I'm pretty sure this was explained to you a couple weeks ago: it's called "integration". For 50 years filesystems were DELIBERATELY written to be agnostic if not outright ignorant of the underlying block device's peculiarities. That's how modular software is written. Sure, some optimizations have been made by peaking into attributes exposed by the block layer but those attributes don't change over time. They are probed at newfs() time and never consulted again.

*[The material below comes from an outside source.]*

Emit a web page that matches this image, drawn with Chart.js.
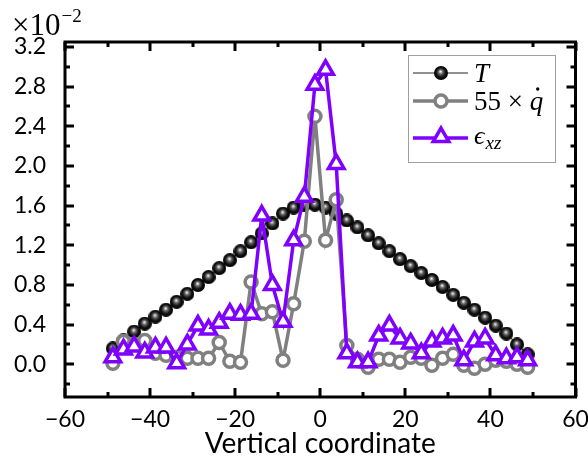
<!DOCTYPE html>
<html>
<head>
<meta charset="utf-8">
<script src="https://cdn.jsdelivr.net/npm/chart.js@4.4.0/dist/chart.umd.min.js"></script>
<style>
  html, body { margin: 0; padding: 0; background: #fff; }
</style>
</head>
<body>
<canvas id="myChart" width="588" height="462"></canvas>
<script>
// positions along the vertical coordinate (cell centres)
var xValues = [-48.75, -46.25, -43.75, -41.25, -38.75, -36.25, -33.75, -31.25, -28.75, -26.25,
  -23.75, -21.25, -18.75, -16.25, -13.75, -11.25, -8.75, -6.25, -3.75, -1.25,
  1.25, 3.75, 6.25, 8.75, 11.25, 13.75, 16.25, 18.75, 21.25, 23.75,
  26.25, 28.75, 31.25, 33.75, 36.25, 38.75, 41.25, 43.75, 46.25, 48.75];

// values in units of 1e-2
var tValues = [0.16, 0.24, 0.33, 0.41, 0.48, 0.55, 0.63, 0.71, 0.80, 0.88,
  0.97, 1.05, 1.14, 1.23, 1.32, 1.42, 1.52, 1.58, 1.61, 1.61,
  1.58, 1.52, 1.45, 1.38, 1.30, 1.22, 1.14, 1.06, 0.99, 0.92,
  0.85, 0.78, 0.70, 0.62, 0.55, 0.47, 0.39, 0.31, 0.20, 0.10];
var qValues = [0.01, 0.23, 0.20, 0.24, 0.11, 0.09, 0.07, 0.06, 0.06, 0.06,
  0.22, 0.03, 0.02, 0.83, 0.51, 0.53, 0.04, 0.61, 1.24, 2.50,
  1.25, 1.66, 0.19, 0.05, -0.03, 0.05, 0.05, 0.02, 0.07, 0.06,
  -0.01, 0.06, 0.10, -0.01, -0.04, 0.00, 0.04, 0.03, 0.00, -0.03];
var epsValues = [0.07, 0.15, 0.18, 0.12, 0.17, 0.17, 0.01, 0.20, 0.39, 0.35,
  0.42, 0.51, 0.50, 0.51, 1.50, 0.80, 0.43, 1.25, 1.69, 2.82,
  2.97, 2.02, 0.11, 0.02, 0.02, 0.29, 0.39, 0.26, 0.21, 0.11,
  0.23, 0.26, 0.29, 0.04, 0.23, 0.26, 0.09, 0.06, 0.07, 0.04];

var xTicks = [-60, -40, -20, 0, 20, 40, 60];
var xMinor = [-50, -30, -10, 10, 30, 50];
var yTicks = [0.0, 0.4, 0.8, 1.2, 1.6, 2.0, 2.4, 2.8, 3.2];
var yMinor = [-0.2, 0.2, 0.6, 1.0, 1.4, 1.8, 2.2, 2.6, 3.0];

var PURPLE = "#7f00ff";
var GRAY = "#808080";
var SERIF = "'Liberation Serif', 'DejaVu Serif', serif";
var SANS = "Lato, 'Open Sans', sans-serif";

function pts(ys) {
  return xValues.map(function (x, i) { return { x: x, y: ys[i] }; });
}

// shaded black ball used as marker for T
function sphere(r) {
  var c = document.createElement("canvas");
  c.width = c.height = 2 * r;
  var g = c.getContext("2d");
  var grad = g.createRadialGradient(r - 0.5, r - 1.5, 0.3, r, r, r);
  grad.addColorStop(0, "#f4f4f4");
  grad.addColorStop(0.28, "#666");
  grad.addColorStop(0.65, "#111");
  grad.addColorStop(1, "#000");
  g.fillStyle = grad;
  g.beginPath();
  g.arc(r, r, r, 0, Math.PI * 2);
  g.fill();
  return c;
}
var ball = sphere(7);

// frame, inward ticks and legend
var decor = {
  id: "decor",
  afterDatasetsDraw: function (chart) {
    var ctx = chart.ctx, a = chart.chartArea;
    var sx = chart.scales.x, sy = chart.scales.y;
    ctx.save();
    ctx.strokeStyle = "#000";
    ctx.lineWidth = 3;
    ctx.lineCap = "butt";
    function vtick(v, len) {
      var p = Math.round(sx.getPixelForValue(v));
      ctx.beginPath();
      ctx.moveTo(p, a.bottom); ctx.lineTo(p, a.bottom - len);
      ctx.moveTo(p, a.top); ctx.lineTo(p, a.top + len);
      ctx.stroke();
    }
    function htick(v, len) {
      var p = Math.round(sy.getPixelForValue(v));
      ctx.beginPath();
      ctx.moveTo(a.left, p); ctx.lineTo(a.left + len, p);
      ctx.moveTo(a.right, p); ctx.lineTo(a.right - len, p);
      ctx.stroke();
    }
    xTicks.forEach(function (v) { vtick(v, 9); });
    xMinor.forEach(function (v) { vtick(v, 5); });
    yTicks.forEach(function (v) { htick(v, 9); });
    yMinor.forEach(function (v) { htick(v, 5); });
    ctx.strokeRect(a.left, a.top, a.right - a.left, a.bottom - a.top);

    // legend
    var L = 408, T = 55, W = 147, H = 107;
    ctx.fillStyle = "#fff";
    ctx.fillRect(L, T, W, H);
    ctx.strokeStyle = "#a0a0a0";
    ctx.lineWidth = 1;
    ctx.strokeRect(L + 0.5, T + 0.5, W, H);
    var x0 = 413, x1 = 468, xm = 441;
    var rows = [73, 101, 138];

    ctx.strokeStyle = "#222";
    ctx.lineWidth = 1;
    ctx.beginPath(); ctx.moveTo(x0, rows[0]); ctx.lineTo(x1, rows[0]); ctx.stroke();
    ctx.drawImage(ball, xm - ball.width / 2, rows[0] - ball.height / 2);

    ctx.strokeStyle = GRAY;
    ctx.lineWidth = 3.5;
    ctx.beginPath(); ctx.moveTo(x0, rows[1]); ctx.lineTo(x1, rows[1]); ctx.stroke();
    ctx.fillStyle = "#fff";
    Chart.helpers.drawPoint(ctx, { pointStyle: "circle", radius: 6, borderWidth: 3.5, rotation: 0 }, xm, rows[1]);

    ctx.strokeStyle = PURPLE;
    ctx.lineWidth = 3.5;
    ctx.beginPath(); ctx.moveTo(x0, rows[2]); ctx.lineTo(x1, rows[2]); ctx.stroke();
    ctx.fillStyle = "#fff";
    Chart.helpers.drawPoint(ctx, { pointStyle: "triangle", radius: 9, borderWidth: 3.5, rotation: 0 }, xm, rows[2] - 1);

    ctx.fillStyle = "#000";
    ctx.textBaseline = "alphabetic";
    ctx.font = "italic 27px " + SERIF;
    ctx.fillText("T", 474, rows[0] + 9);

    ctx.font = "27px " + SERIF;
    ctx.fillText("55 \u00d7 ", 474, rows[1] + 9);
    var qx = 474 + ctx.measureText("55 \u00d7 ").width;
    ctx.font = "italic 27px " + SERIF;
    ctx.fillText("q", qx, rows[1] + 9);
    ctx.beginPath();
    ctx.arc(qx + 8, rows[1] - 12, 1.7, 0, Math.PI * 2);
    ctx.fill();

    ctx.font = "italic 26px " + SERIF;
    ctx.fillText("\u03f5", 474, rows[2] + 6);
    var ex = 474 + ctx.measureText("\u03f5").width;
    ctx.font = "italic 19px " + SERIF;
    ctx.fillText("xz", ex + 1, rows[2] + 11);
    ctx.restore();
  },
  // axis multiplier above the y axis
  afterDraw: function (chart) {
    var ctx = chart.ctx;
    ctx.save();
    ctx.fillStyle = "#000";
    ctx.textAlign = "left";
    ctx.textBaseline = "alphabetic";
    ctx.font = "31px " + SERIF;
    ctx.fillText("\u00d710", 12, 35);
    var mx = 12 + ctx.measureText("\u00d710").width;
    ctx.font = "19px " + SERIF;
    ctx.fillText("\u22122", mx + 1, 22);
    ctx.restore();
  }
};

new Chart("myChart", {
  type: "line",
  data: {
    datasets: [
      {
        label: "T",
        data: pts(tValues),
        borderColor: "#222",
        borderWidth: 1,
        pointStyle: ball,
        order: 3
      },
      {
        label: "55 x q",
        data: pts(qValues),
        borderColor: GRAY,
        borderWidth: 3.5,
        pointStyle: "circle",
        pointRadius: 6,
        pointBorderWidth: 3.5,
        pointBorderColor: GRAY,
        pointBackgroundColor: "#fff",
        order: 2
      },
      {
        label: "eps_xz",
        data: pts(epsValues),
        borderColor: PURPLE,
        borderWidth: 3.5,
        pointStyle: "triangle",
        pointRadius: 9,
        pointBorderWidth: 3.5,
        pointBorderColor: PURPLE,
        pointBackgroundColor: "#fff",
        order: 1
      }
    ]
  },
  options: {
    responsive: false,
    animation: false,
    devicePixelRatio: 1,
    layout: { padding: { left: 0, right: 11, top: 42, bottom: 0 } },
    plugins: { legend: { display: false }, tooltip: { enabled: false } },
    scales: {
      x: {
        type: "linear",
        min: -60,
        max: 60,
        grid: { display: false, drawTicks: false },
        border: { display: false },
        afterBuildTicks: function (s) { s.ticks = xTicks.map(function (v) { return { value: v }; }); },
        afterFit: function (s) { s.height = 65; s.paddingLeft = 0; s.paddingRight = 0; },
        ticks: {
          autoSkip: false,
          maxRotation: 0,
          padding: 9,
          color: "#000",
          font: { family: SANS, size: 23 },
          callback: function (v) { return String(v).replace("-", "\u2212"); }
        },
        title: {
          display: true,
          text: "Vertical coordinate",
          color: "#000",
          font: { family: SANS, size: 28 },
          padding: { top: 0, bottom: 1 }
        }
      },
      y: {
        type: "linear",
        min: -0.33,
        max: 3.25,
        grid: { display: false, drawTicks: false },
        border: { display: false },
        afterBuildTicks: function (s) { s.ticks = yTicks.map(function (v) { return { value: v }; }); },
        afterFit: function (s) { s.width = 65; s.paddingTop = 0; s.paddingBottom = 0; },
        ticks: {
          padding: 19,
          color: "#000",
          font: { family: SANS, size: 23 },
          callback: function (v) { return v.toFixed(1); }
        }
      }
    }
  },
  plugins: [decor]
});
</script>
</body>
</html>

Chafing at the inherent tradeoffs caused by "lack of knowledge" was why BTRFS and ZFS were written. It is  ignorant to keep pounding the "but I want XFS/EXT+LVM to be feature parity with BTRFS". It's not supposed to, it was never intended and it will never happen. So go use the tool as it's designed or go use something else that tickles your fancy.

<quote>
 Will mention that I still haven't tested --errorwhenfull yet.
</quote>

But you conveniently overlook the fact that the FS is NOT remotely full using any of the standard tools - all of a sudden the FS got signaled that the block layer was denying write BIO calls. Maybe there's a helpful kern.err in syslog that you wrote support for? 

<quote>
 In principle if you had the means to acquire such a  flag/state/condition, and the
 filesystem would be able to block new  allocation wherever whenever, you would already
 have a working system.  So what is then non-trivial?
...
 It seems completely obvious that to me at this point, if anything from 
 LVM (or e.g. dmeventd) could signal every filesystem on every affected
 thin volume, to enter a do-not-allocate state, and filesystems would be 
 able to fail writes based on that, you would already have a solution
</quote>

And so therefore in order to acquire this "signal" every write has to be done in synchronous fashion and making sure strict data integrity is maintained vis-a-vis filesystem data and metadata. Tweaking kernel dirty block size and flush intervals are knobs that you can be turned to "signal" user-land that write errors are happening. There's no such thing as "immediate" unless you use synchronous function calls from userland.

If you want to write your application to handle "mis-behaved" block layers, then use O-DIRECT+SYNC.